Keep going, don't shift (back)! Weitermachen, nicht wechseln! 01/02/22
< Retour à la listeSource: DVZ 01 February 2022
Meinung
Wer im Kombinierten Verkehr die K-Frage stellt, hat ein Thema mit Kapazität oder Kosten. Oder mit beidem. Ganz sicher treibt sie/ihn auch die Qualität um, aber da verdirbt leider die deutsche Rechtschreibung die schöne Alliteration. Um es also klarer zu klammern: Die Freude an der Nutzung der Schiene wird getrübt durch schlechte Leistung, durch knappe Kapazität und überbordende Kosten. Letzteres ist neu, alles andere nicht. Aber alles zusammen ist ein scheinbar überzeugendes Verlagerungspaket, nämlich zurück auf die Straße. Über das „scheinbar“ ist zu reden.
Die unzuverlässige Bereitstellung von Kombisendungen ist ein Stück weit normal. Das Bahnsystem ist ebenso komplex wie störanfällig, und wer es nutzen will, braucht Flexibilität und Pufferzeit. Wenn aber von zehn Zügen drei ganz ausfallen, wie es Hupac-CEO Michail Stahlhut beschreibt (siehe Seite 11), dann ist die Grenze der Leidensfähigkeit eindeutig überschritten. Und zwar bei den Endkunden ebenso wie bei den Unternehmen, die mit Logistikleistungen auf der Schiene ihr Geld verdienen. Damit ist kein Staat zu machen, und eine Verlagerung erst recht nicht.
Quell des Übels ist vor allem die rege Bautätigkeit im europäischen Bahnnetz. Eigentlich begrüßen das ja alle Akteure, weil hier die Ressourcen entstehen, die langfristig die gewünschte Verlagerung auf die Schiene tragen sollen. Aber das Tal der Tränen, durch das alle zähneknirschend zu gehen bereit sind, es zieht sich hin. Und es wird durch schlechte Koordination und nationale Egoismen unnötig verlängert. Ob da allerdings eine übergreifende – sprich korridororientierte – Steuerung Abhilfe schaffen kann, ist fraglich. Die EU stößt bei nahezu allen Themen an alte Grenzen nationaler Eigeninteressen, die sich nur schwer schleifen lassen. Es hat schon seine Gründe, warum die Manager der TEN-Verkehrskorridore in der EU wie zahnlose Tiger aufgestellt sind. Und ausgerechnet hier sollen sie das Beißen lernen?

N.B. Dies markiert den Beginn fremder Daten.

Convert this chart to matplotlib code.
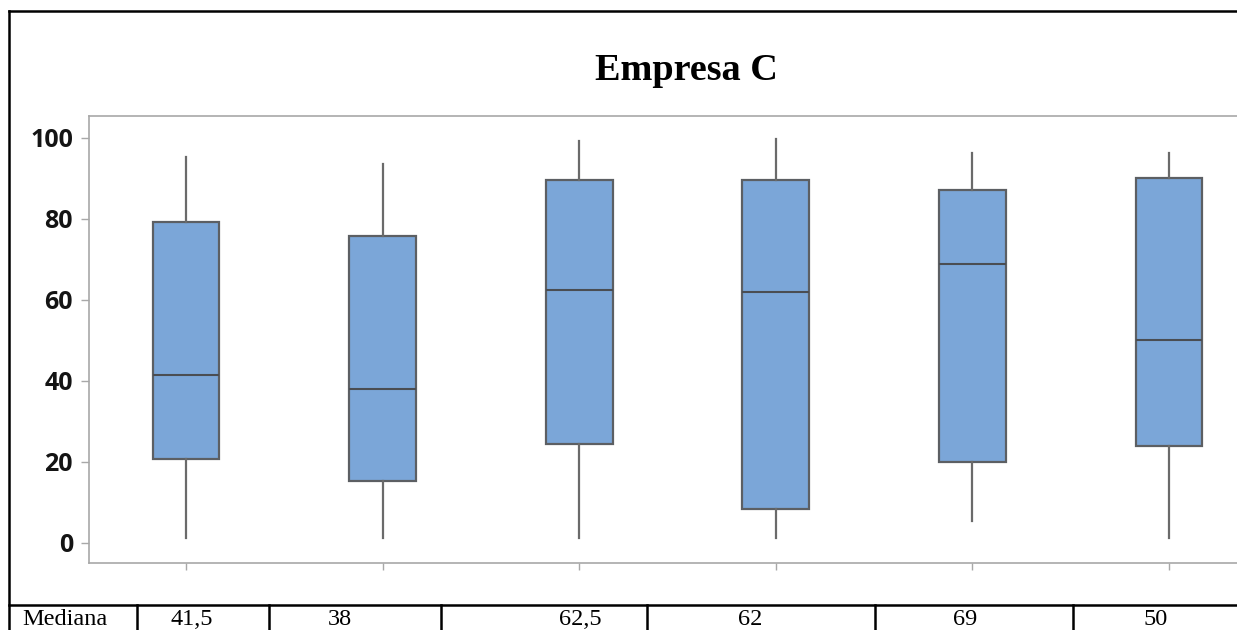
import matplotlib
matplotlib.use('Agg')
import matplotlib.pyplot as plt
from matplotlib.lines import Line2D

# Box statistics per group (whiskers are min/max)
positions = [1, 2, 3, 4, 5, 6]
whislo = [1.2, 1.2, 1.2, 1.2, 5.5, 1.2]
q1 = [20.7, 15.2, 24.4, 8.5, 20.1, 24.0]
med = [41.5, 38, 62.5, 62, 69, 50]
q3 = [79.3, 75.9, 89.6, 89.6, 87.1, 90.0]
whishi = [95.4, 93.7, 99.3, 99.8, 96.4, 96.4]

med_labels = ['41,5', '38', '62,5', '62', '69', '50']
yticks = [0, 20, 40, 60, 80, 100]

W, H = 1237, 630
fig = plt.figure(figsize=(W / 100, H / 100), dpi=100)

ax = fig.add_axes([89 / W, 1 - 563 / H, 1 - 89 / W, (563 - 116) / H])

stats = [
    dict(whislo=lo, q1=a, med=m, q3=b, whishi=hi)
    for lo, a, m, b, hi in zip(whislo, q1, med, q3, whishi)
]
ax.bxp(
    stats, positions=positions, widths=0.34, showfliers=False,
    showcaps=False, patch_artist=True,
    boxprops=dict(facecolor='#7ba6d8', edgecolor='#5c5f63', linewidth=1.6),
    whiskerprops=dict(color='#6a6a6a', linewidth=1.6),
    medianprops=dict(color='#4a4d52', linewidth=1.5),
)

ax.set_xlim(0.5066, 6.346)
ax.set_ylim(-4.94, 105.43)
ax.set_yticks(yticks)
ax.set_xticks(positions)
ax.set_xticklabels([])

for side in ('left', 'top', 'bottom'):
    ax.spines[side].set_color('#a8a8a8')
    ax.spines[side].set_linewidth(1.2)
ax.spines['right'].set_visible(False)

ax.tick_params(axis='y', length=6, width=1, color='#a8a8a8', pad=5.5,
               labelsize=18, labelcolor='#141414')
ax.tick_params(axis='x', length=5, width=1, color='#a8a8a8')
for lbl in ax.get_yticklabels():
    lbl.set_family(['Open Sans', 'DejaVu Sans'])
    lbl.set_fontweight('bold')

fig.text(686 / W, 1 - 70 / H, 'Empresa C', ha='center', va='center',
         family='Liberation Serif', fontweight='bold', fontsize=27.5)

# outer frame and median row
def hline(y, x0, x1):
    fig.add_artist(Line2D([x0 / W, x1 / W], [1 - y / H, 1 - y / H],
                          color='black', linewidth=1.8))

def vline(x, y0, y1):
    fig.add_artist(Line2D([x / W, x / W], [1 - y0 / H, 1 - y1 / H],
                          color='black', linewidth=1.8))

hline(11, 9, W)
vline(9, 11, H)
hline(605, 9, W)
for x in [137, 269, 441, 647, 875, 1073]:
    vline(x, 605, H)

fig.text(22 / W, 1 - 625 / H, 'Mediana', ha='left', va='baseline',
         family='Liberation Serif', fontsize=17.5)
for x, s in zip([192, 340, 580, 750, 965, 1156], med_labels):
    fig.text(x / W, 1 - 625 / H, s, ha='center', va='baseline',
             family='Liberation Serif', fontsize=17.5)

fig.savefig('out.png', dpi=100)
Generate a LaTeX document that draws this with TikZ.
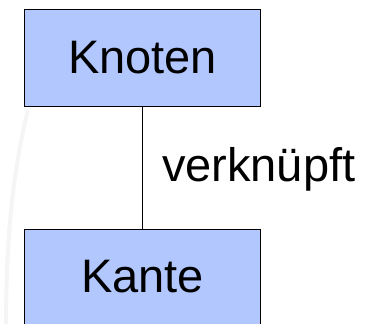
\documentclass[tikz,border=0pt]{standalone}
\usepackage{fontspec}
\setmainfont{Liberation Sans}
\usepackage{tikz}
\usetikzlibrary{positioning}

\definecolor{boxblue}{RGB}{179,199,255}

\tikzset{
    entity/.style={draw=black, fill=boxblue, line width=1pt, minimum width=236pt, minimum height=97pt, inner sep=0pt, text height=33.6pt, text depth=4pt, font=\fontsize{47}{56}\selectfont},
    relation/.style={font=\fontsize{47}{56}\selectfont, inner sep=0pt, anchor=base west}
}

\begin{document}
\begin{tikzpicture}[x=1pt, y=1pt, line width=1pt]
    % fix the page size
    \useasboundingbox (0, 0) rectangle (365, 324);
    \clip (0, 0) rectangle (365, 324);

    % faint background arc
    \draw[black!4, line width=4pt] (28, 214) .. controls (12, 150) and (6, 80) .. (6, -2);

    % draw the two boxes
    \node[entity] (knoten) at (142.5, 265.7) {Knoten};
    \node[entity] (kante)  at (142.5, 46.3)  {Kante};

    % draw the link and its label
    \draw (knoten) -- (kante) node[midway, relation, xshift=19pt, yshift=-13.7pt] (verk) {verknüpft};
\end{tikzpicture}
\end{document}
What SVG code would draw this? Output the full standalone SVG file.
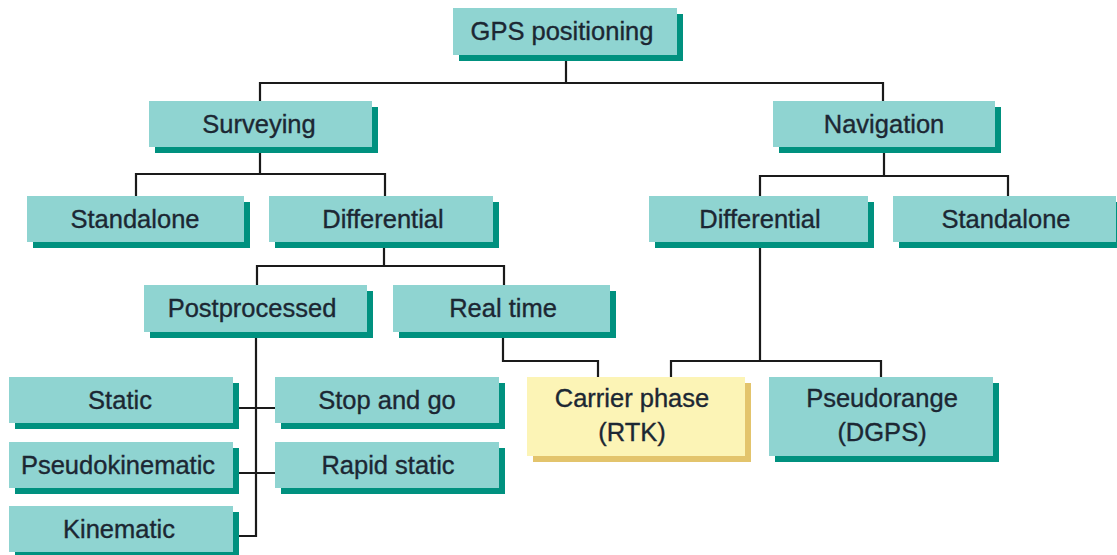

Zielführender dürfte die hartnäckige Intervention bei den Bahnkonzernen sein. Egal in welcher rechtlichen Konstruktion die Netzbetreiber aufgestellt sind: Sie haben sich dem Anspruch zu stellen, dass die operativen Gesellschaften Geld verdienen müssen. Das schreit nach effizienten Baumaßnahmen mit weitgehender Aufrechterhaltung des Betriebs – und zwar grenzüberschreitend. Dahinter steht auch der Gedanke, dass alle zusammen die Bahn sind, nicht einer allein.
Effizient geplante Bautätigkeit sichert schon mal eine Menge Kapazität, die operativ dringend benötigt wird. Aber auch Entscheidungen wie die über Maße und Gewichte von Lkw im europäischen Straßengüterverkehr spielen eine große Rolle. Wenn da mit einem unbedachten Federstrich mal eben 30 Zentimeter zugegeben werden, kann das Zigtausende Meter Stellplatz auf Spezialtragwagen im Kombinierten Verkehr kosten, weil die Ladeeinheiten nicht mehr passen. Wer konsequent verlagern will, muss über Verkehrsträgergrenzen hinaus denken – das sorgt auch für die nötige Kapazität.
Kommen wir zu den Kosten. Der Preis für Bahnstrom in Deutschland hat sich binnen eines Jahres fast verdreifacht, was aber mit unterschiedlicher Wucht bei den Kunden ankommt. Große Abnehmer sichern sich mit langfristigen Kontrakten gegen kurzfristige Preisschwankungen ab. Wer also im Herbst 2020 einen mehrjährigen Kontrakt geschlossen hat, kann zumindest gegenüber seinen Bestandskunden die Preise einigermaßen stabil halten. Neukunden allerdings trifft der Stromschlag voll. Weil Verlagerung aber ganz oben steht auf allen Planeragenden, dürften Forderungen nach Teilsubventionierung der Stromkosten auf fruchtbaren Boden fallen. Das Thema ist auf allen relevanten politischen Ebenen adressiert.
„Zurück auf die Straße“ ist also die falsche Antwort auf die K-Frage. Das macht auch ein Blick auf die Straße selbst deutlich – Kostensteigerungen sind dort programmiert. Die Strategie für Kombikunden kann deshalb nur sein: Weitermachen, nicht wechseln.